→ **WHAT IS REQUIRED**
Everything in the listing except the pictures should be written out exactly.

→ **PROVIDED MATERIAL**

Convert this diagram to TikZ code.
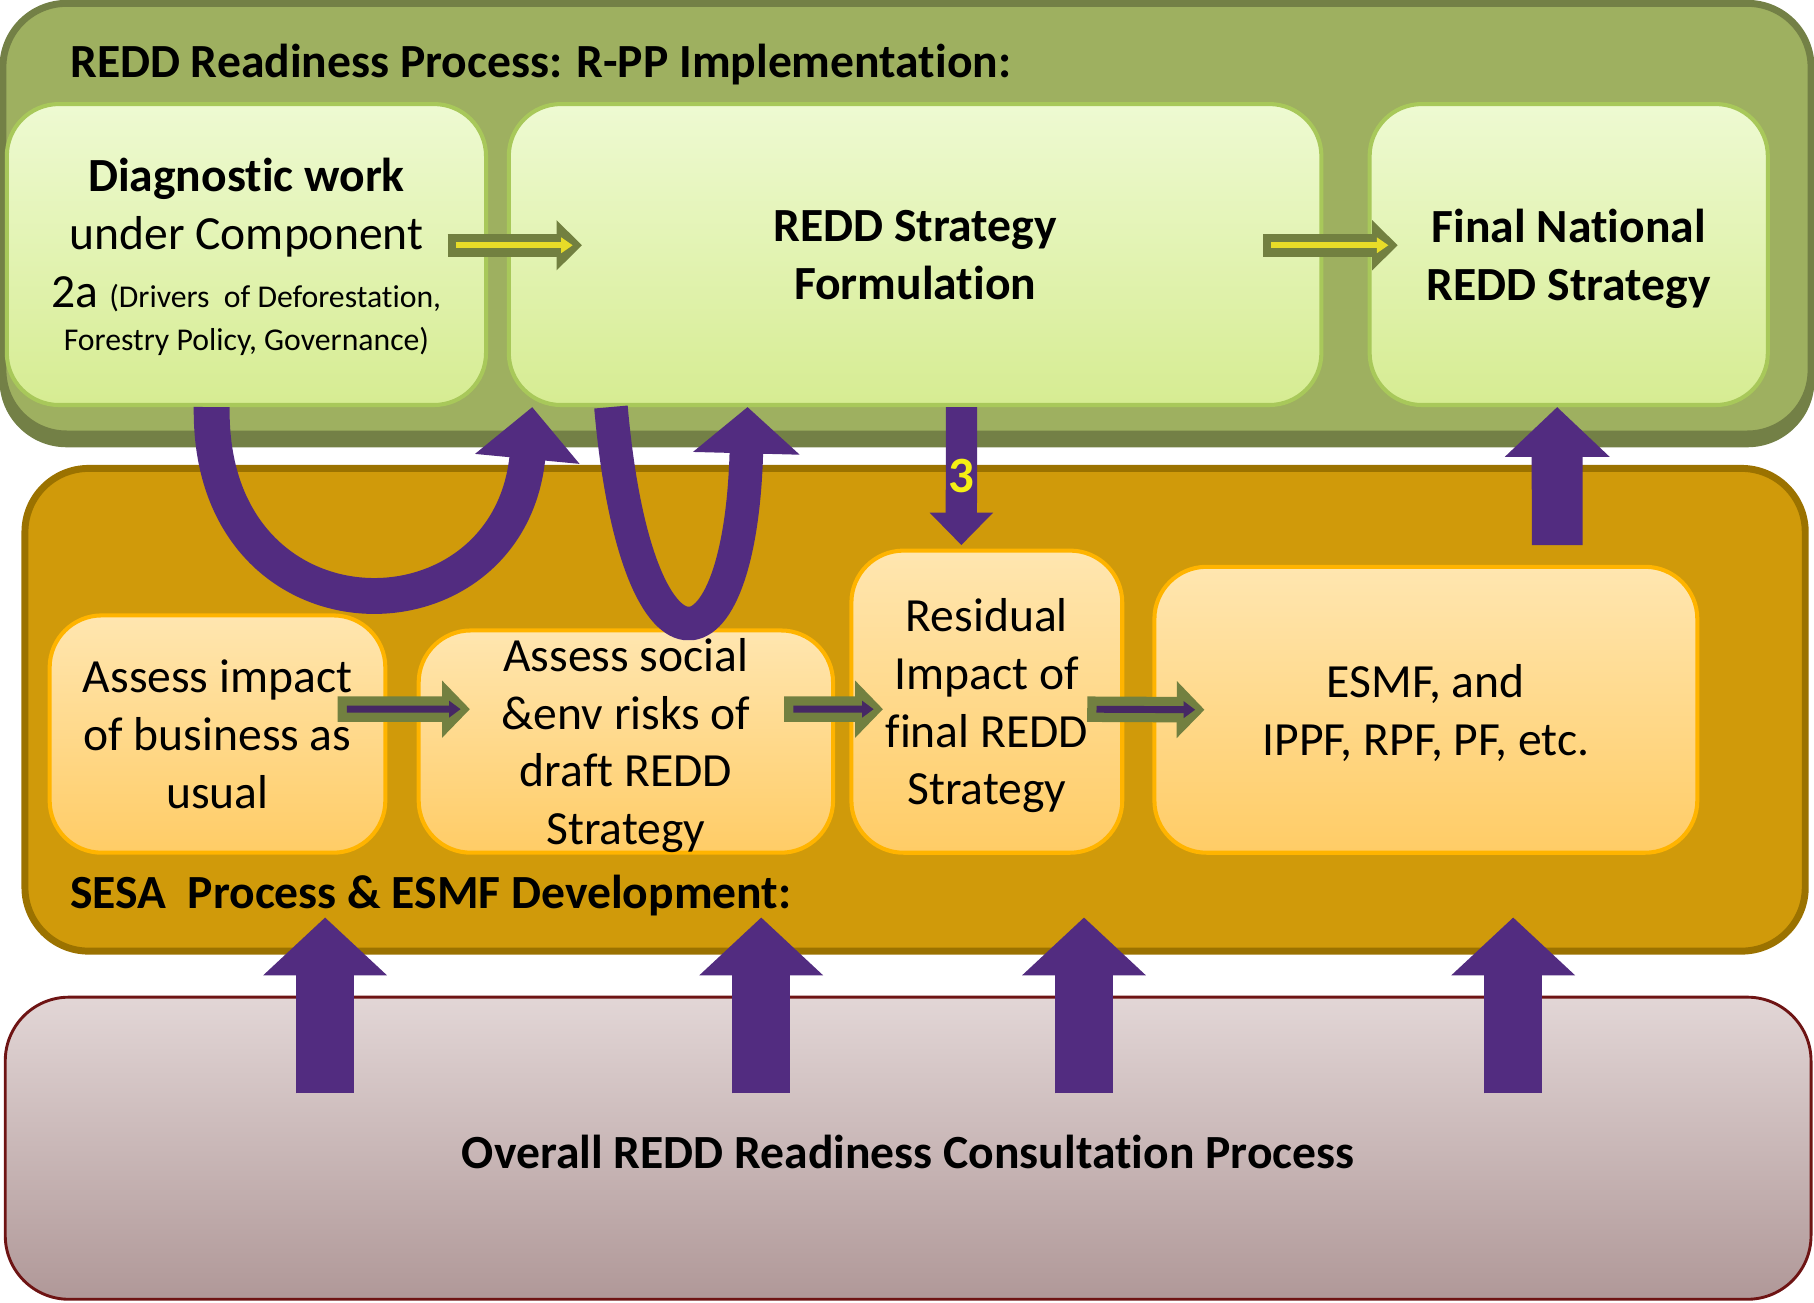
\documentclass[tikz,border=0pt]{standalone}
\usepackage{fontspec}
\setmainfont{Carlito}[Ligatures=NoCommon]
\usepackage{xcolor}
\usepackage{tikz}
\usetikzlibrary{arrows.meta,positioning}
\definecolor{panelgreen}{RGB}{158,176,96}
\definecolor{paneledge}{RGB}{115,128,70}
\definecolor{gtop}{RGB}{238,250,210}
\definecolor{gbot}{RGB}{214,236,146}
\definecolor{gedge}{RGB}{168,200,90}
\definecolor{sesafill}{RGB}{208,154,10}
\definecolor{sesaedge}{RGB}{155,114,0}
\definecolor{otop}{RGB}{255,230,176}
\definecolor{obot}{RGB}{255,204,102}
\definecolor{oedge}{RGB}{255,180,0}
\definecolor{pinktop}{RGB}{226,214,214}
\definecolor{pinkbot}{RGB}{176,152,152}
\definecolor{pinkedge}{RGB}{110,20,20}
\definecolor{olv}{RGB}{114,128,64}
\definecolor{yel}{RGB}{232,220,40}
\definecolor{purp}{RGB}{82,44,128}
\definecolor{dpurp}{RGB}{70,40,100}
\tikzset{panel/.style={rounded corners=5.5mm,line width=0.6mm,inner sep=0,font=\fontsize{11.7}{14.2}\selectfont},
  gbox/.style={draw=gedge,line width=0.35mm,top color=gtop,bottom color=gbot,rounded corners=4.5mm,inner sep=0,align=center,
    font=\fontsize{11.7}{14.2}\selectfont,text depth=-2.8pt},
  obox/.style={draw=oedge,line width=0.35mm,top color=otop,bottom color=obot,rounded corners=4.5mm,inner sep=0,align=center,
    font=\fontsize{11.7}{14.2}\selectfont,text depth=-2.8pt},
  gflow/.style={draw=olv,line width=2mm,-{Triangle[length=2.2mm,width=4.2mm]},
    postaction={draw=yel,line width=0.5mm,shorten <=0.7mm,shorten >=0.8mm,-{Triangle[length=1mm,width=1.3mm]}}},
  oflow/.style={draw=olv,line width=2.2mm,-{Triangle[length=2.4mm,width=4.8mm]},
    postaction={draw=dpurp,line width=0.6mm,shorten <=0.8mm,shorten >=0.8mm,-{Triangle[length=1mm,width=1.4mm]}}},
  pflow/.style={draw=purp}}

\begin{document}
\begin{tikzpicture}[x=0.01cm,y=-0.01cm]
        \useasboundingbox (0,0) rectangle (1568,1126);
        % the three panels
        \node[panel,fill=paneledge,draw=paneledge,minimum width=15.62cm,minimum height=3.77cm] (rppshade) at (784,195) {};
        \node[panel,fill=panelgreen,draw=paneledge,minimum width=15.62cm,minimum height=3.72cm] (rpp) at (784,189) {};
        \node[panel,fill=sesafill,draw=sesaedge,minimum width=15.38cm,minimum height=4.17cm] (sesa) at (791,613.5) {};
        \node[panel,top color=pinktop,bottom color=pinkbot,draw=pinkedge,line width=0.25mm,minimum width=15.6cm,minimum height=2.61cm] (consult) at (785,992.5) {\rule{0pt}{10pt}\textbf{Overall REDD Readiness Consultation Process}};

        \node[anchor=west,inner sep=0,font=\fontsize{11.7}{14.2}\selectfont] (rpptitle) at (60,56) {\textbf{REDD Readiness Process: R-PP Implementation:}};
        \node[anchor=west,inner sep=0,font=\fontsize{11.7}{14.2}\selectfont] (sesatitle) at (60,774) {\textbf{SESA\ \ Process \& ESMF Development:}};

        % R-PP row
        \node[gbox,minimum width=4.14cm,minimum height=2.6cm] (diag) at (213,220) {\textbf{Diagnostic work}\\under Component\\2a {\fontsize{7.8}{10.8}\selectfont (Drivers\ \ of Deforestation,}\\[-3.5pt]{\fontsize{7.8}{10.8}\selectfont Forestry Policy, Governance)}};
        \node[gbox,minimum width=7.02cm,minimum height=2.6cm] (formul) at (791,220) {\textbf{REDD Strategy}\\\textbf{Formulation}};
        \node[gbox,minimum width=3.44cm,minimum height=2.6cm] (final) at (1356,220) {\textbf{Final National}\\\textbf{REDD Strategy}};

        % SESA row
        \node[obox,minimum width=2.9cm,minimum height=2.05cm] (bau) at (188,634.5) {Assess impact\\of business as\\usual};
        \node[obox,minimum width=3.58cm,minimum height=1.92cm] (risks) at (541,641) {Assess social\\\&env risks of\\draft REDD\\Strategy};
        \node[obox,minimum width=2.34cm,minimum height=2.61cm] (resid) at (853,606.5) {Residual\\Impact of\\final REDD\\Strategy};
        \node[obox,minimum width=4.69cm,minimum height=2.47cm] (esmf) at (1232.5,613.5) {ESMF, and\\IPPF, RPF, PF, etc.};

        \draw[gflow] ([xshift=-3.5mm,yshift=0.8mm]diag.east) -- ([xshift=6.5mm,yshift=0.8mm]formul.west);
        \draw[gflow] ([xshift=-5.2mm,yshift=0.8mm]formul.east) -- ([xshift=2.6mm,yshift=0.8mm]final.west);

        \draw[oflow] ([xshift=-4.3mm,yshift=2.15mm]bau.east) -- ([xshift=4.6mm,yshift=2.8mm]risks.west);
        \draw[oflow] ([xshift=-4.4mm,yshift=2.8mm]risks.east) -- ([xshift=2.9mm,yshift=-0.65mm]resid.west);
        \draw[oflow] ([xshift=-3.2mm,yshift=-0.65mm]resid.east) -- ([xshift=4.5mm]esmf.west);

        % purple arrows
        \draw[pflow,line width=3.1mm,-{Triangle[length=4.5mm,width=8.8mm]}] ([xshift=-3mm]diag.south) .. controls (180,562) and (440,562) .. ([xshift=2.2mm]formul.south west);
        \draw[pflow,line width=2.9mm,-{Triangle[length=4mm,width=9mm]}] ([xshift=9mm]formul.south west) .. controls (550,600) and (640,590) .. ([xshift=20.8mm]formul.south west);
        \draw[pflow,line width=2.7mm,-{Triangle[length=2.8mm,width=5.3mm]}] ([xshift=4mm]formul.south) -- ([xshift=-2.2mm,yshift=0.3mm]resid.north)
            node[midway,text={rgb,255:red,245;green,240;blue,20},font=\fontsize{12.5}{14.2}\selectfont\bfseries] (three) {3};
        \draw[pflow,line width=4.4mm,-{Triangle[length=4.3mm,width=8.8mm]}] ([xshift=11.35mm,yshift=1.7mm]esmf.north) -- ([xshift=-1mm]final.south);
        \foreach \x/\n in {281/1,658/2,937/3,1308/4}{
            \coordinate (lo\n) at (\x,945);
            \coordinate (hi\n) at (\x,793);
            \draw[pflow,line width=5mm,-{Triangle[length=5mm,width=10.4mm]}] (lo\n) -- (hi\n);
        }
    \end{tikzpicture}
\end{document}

→ **COMPLETED EXERCISE**
Convert this diagram to TikZ code.
\documentclass[tikz,border=0pt]{standalone}
\usepackage{fontspec}
\setmainfont{Carlito}[Ligatures=NoCommon]
\usepackage{xcolor}
\usepackage{tikz}
\usetikzlibrary{arrows.meta,positioning}
\definecolor{panelgreen}{RGB}{158,176,96}
\definecolor{paneledge}{RGB}{115,128,70}
\definecolor{gtop}{RGB}{238,250,210}
\definecolor{gbot}{RGB}{214,236,146}
\definecolor{gedge}{RGB}{168,200,90}
\definecolor{sesafill}{RGB}{208,154,10}
\definecolor{sesaedge}{RGB}{155,114,0}
\definecolor{otop}{RGB}{255,230,176}
\definecolor{obot}{RGB}{255,204,102}
\definecolor{oedge}{RGB}{255,180,0}
\definecolor{pinktop}{RGB}{226,214,214}
\definecolor{pinkbot}{RGB}{176,152,152}
\definecolor{pinkedge}{RGB}{110,20,20}
\definecolor{olv}{RGB}{114,128,64}
\definecolor{yel}{RGB}{232,220,40}
\definecolor{purp}{RGB}{82,44,128}
\definecolor{dpurp}{RGB}{70,40,100}
\tikzset{panel/.style={rounded corners=5.5mm,line width=0.6mm,inner sep=0,font=\fontsize{11.7}{14.2}\selectfont},
  gbox/.style={draw=gedge,line width=0.35mm,top color=gtop,bottom color=gbot,rounded corners=4.5mm,inner sep=0,align=center,
    font=\fontsize{11.7}{14.2}\selectfont,text depth=-2.8pt},
  obox/.style={draw=oedge,line width=0.35mm,top color=otop,bottom color=obot,rounded corners=4.5mm,inner sep=0,align=center,
    font=\fontsize{11.7}{14.2}\selectfont,text depth=-2.8pt},
  gflow/.style={draw=olv,line width=2mm,-{Triangle[length=2.2mm,width=4.2mm]},
    postaction={draw=yel,line width=0.5mm,shorten <=0.7mm,shorten >=0.8mm,-{Triangle[length=1mm,width=1.3mm]}}},
  oflow/.style={draw=olv,line width=2.2mm,-{Triangle[length=2.4mm,width=4.8mm]},
    postaction={draw=dpurp,line width=0.6mm,shorten <=0.8mm,shorten >=0.8mm,-{Triangle[length=1mm,width=1.4mm]}}},
  pflow/.style={draw=purp}}

\begin{document}
\begin{tikzpicture}[x=0.01cm,y=-0.01cm]
        \useasboundingbox (0,0) rectangle (1568,1126);
        % the three panels
        \node[panel,fill=paneledge,draw=paneledge,minimum width=15.62cm,minimum height=3.77cm] (rppshade) at (784,195) {};
        \node[panel,fill=panelgreen,draw=paneledge,minimum width=15.62cm,minimum height=3.72cm] (rpp) at (784,189) {};
        \node[panel,fill=sesafill,draw=sesaedge,minimum width=15.38cm,minimum height=4.17cm] (sesa) at (791,613.5) {};
        \node[panel,top color=pinktop,bottom color=pinkbot,draw=pinkedge,line width=0.25mm,minimum width=15.6cm,minimum height=2.61cm] (consult) at (785,992.5) {\rule{0pt}{10pt}\textbf{Overall REDD Readiness Consultation Process}};

        \node[anchor=west,inner sep=0,font=\fontsize{11.7}{14.2}\selectfont] (rpptitle) at (60,56) {\textbf{REDD Readiness Process: R-PP Implementation:}};
        \node[anchor=west,inner sep=0,font=\fontsize{11.7}{14.2}\selectfont] (sesatitle) at (60,774) {\textbf{SESA\ \ Process \& ESMF Development:}};

        % R-PP row
        \node[gbox,minimum width=4.14cm,minimum height=2.6cm] (diag) at (213,220) {\textbf{Diagnostic work}\\under Component\\2a {\fontsize{7.8}{10.8}\selectfont (Drivers\ \ of Deforestation,}\\[-3.5pt]{\fontsize{7.8}{10.8}\selectfont Forestry Policy, Governance)}};
        \node[gbox,minimum width=7.02cm,minimum height=2.6cm] (formul) at (791,220) {\textbf{REDD Strategy}\\\textbf{Formulation}};
        \node[gbox,minimum width=3.44cm,minimum height=2.6cm] (final) at (1356,220) {\textbf{Final National}\\\textbf{REDD Strategy}};

        % SESA row
        \node[obox,minimum width=2.9cm,minimum height=2.05cm] (bau) at (188,634.5) {Assess impact\\of business as\\usual};
        \node[obox,minimum width=3.58cm,minimum height=1.92cm] (risks) at (541,641) {Assess social\\\&env risks of\\draft REDD\\Strategy};
        \node[obox,minimum width=2.34cm,minimum height=2.61cm] (resid) at (853,606.5) {Residual\\Impact of\\final REDD\\Strategy};
        \node[obox,minimum width=4.69cm,minimum height=2.47cm] (esmf) at (1232.5,613.5) {ESMF, and\\IPPF, RPF, PF, etc.};

        \draw[gflow] ([xshift=-3.5mm,yshift=0.8mm]diag.east) -- ([xshift=6.5mm,yshift=0.8mm]formul.west);
        \draw[gflow] ([xshift=-5.2mm,yshift=0.8mm]formul.east) -- ([xshift=2.6mm,yshift=0.8mm]final.west);

        \draw[oflow] ([xshift=-4.3mm,yshift=2.15mm]bau.east) -- ([xshift=4.6mm,yshift=2.8mm]risks.west);
        \draw[oflow] ([xshift=-4.4mm,yshift=2.8mm]risks.east) -- ([xshift=2.9mm,yshift=-0.65mm]resid.west);
        \draw[oflow] ([xshift=-3.2mm,yshift=-0.65mm]resid.east) -- ([xshift=4.5mm]esmf.west);

        % purple arrows
        \draw[pflow,line width=3.1mm,-{Triangle[length=4.5mm,width=8.8mm]}] ([xshift=-3mm]diag.south) .. controls (180,562) and (440,562) .. ([xshift=2.2mm]formul.south west);
        \draw[pflow,line width=2.9mm,-{Triangle[length=4mm,width=9mm]}] ([xshift=9mm]formul.south west) .. controls (550,600) and (640,590) .. ([xshift=20.8mm]formul.south west);
        \draw[pflow,line width=2.7mm,-{Triangle[length=2.8mm,width=5.3mm]}] ([xshift=4mm]formul.south) -- ([xshift=-2.2mm,yshift=0.3mm]resid.north)
            node[midway,text={rgb,255:red,245;green,240;blue,20},font=\fontsize{12.5}{14.2}\selectfont\bfseries] (three) {3};
        \draw[pflow,line width=4.4mm,-{Triangle[length=4.3mm,width=8.8mm]}] ([xshift=11.35mm,yshift=1.7mm]esmf.north) -- ([xshift=-1mm]final.south);
        \foreach \x/\n in {281/1,658/2,937/3,1308/4}{
            \coordinate (lo\n) at (\x,945);
            \coordinate (hi\n) at (\x,793);
            \draw[pflow,line width=5mm,-{Triangle[length=5mm,width=10.4mm]}] (lo\n) -- (hi\n);
        }
    \end{tikzpicture}
\end{document}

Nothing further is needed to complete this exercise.